The Fitch ratings agency, which downgraded South Africa to junk status last month, had raised concerns about Molefe’s reappointment when it spoke to the ANC this week, said Godongwana. “If you look at the decision to downgrade, they referred to guarantees given to state-owned agencies as contingent liabilities.”

When it downgraded South Africa’s credit rating, Fitch said the recent Cabinet reshuffle would undermine, “if not reverse”, progress in the governance of state-owned enterprises and raise the risk that SOE debt would migrate to government’s balance sheet.

S&P Global said in the reasons for its downgrade that plans to improve the underlying financial position of Eskom “may not be implemented in a comprehensive and timely manner” after the reshuffle.

Finance Minister Malusi Gigaba apparently met Brown and expressed concerns about the effect Molefe’s reappointment would have on the government. “He told her that the decision raised a red flag around government and that it was making his job in trying to convince the rating agencies that Eskom was adhering to good governance difficult,” said a senior government official, who asked to remain anonymous.

Kodwa said the ANC would never be dictated to by its deployees.

“The strategic centre must remain the ANC. The ANC must not be taken for granted.
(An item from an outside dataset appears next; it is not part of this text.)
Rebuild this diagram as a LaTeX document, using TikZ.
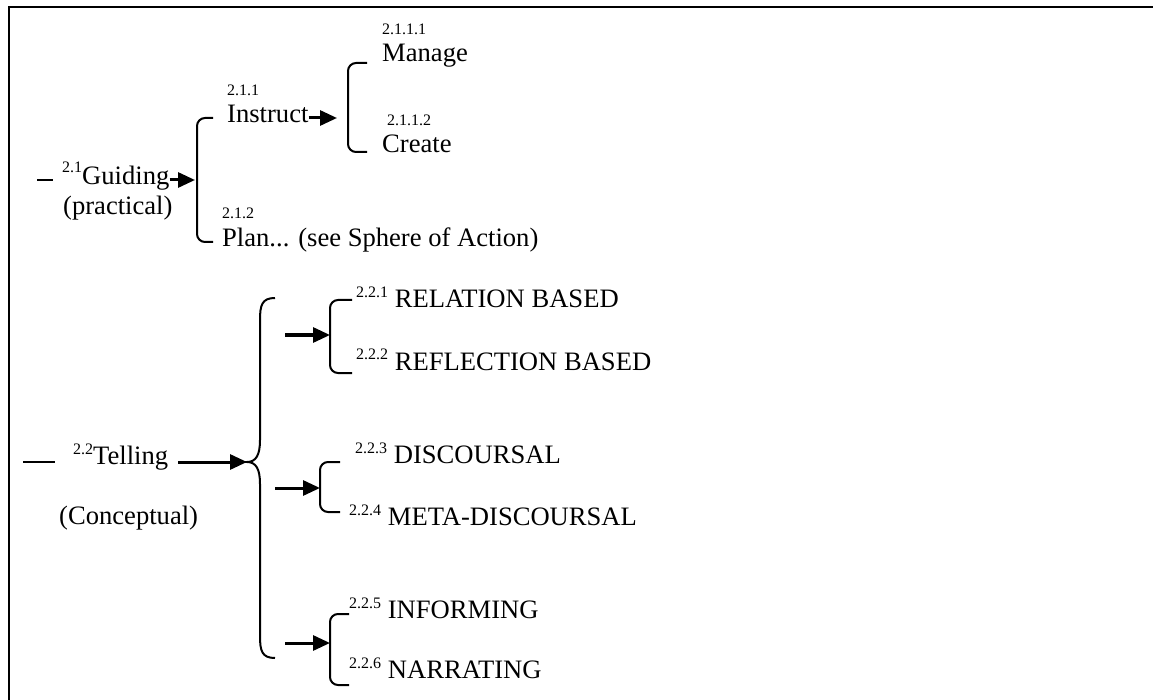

That’s why we condemned the decision by the Northern Cape premier to reshuffle her Cabinet without consulting the ANC. Our deployees must not use their deployment to deepen divisions in the ANC,” said Kodwa.

An NEC member, who also did not want to be named, said: “The issue is about the divided organisation at the top leadership level, where certain leaders see the opportunity to advance their interests.”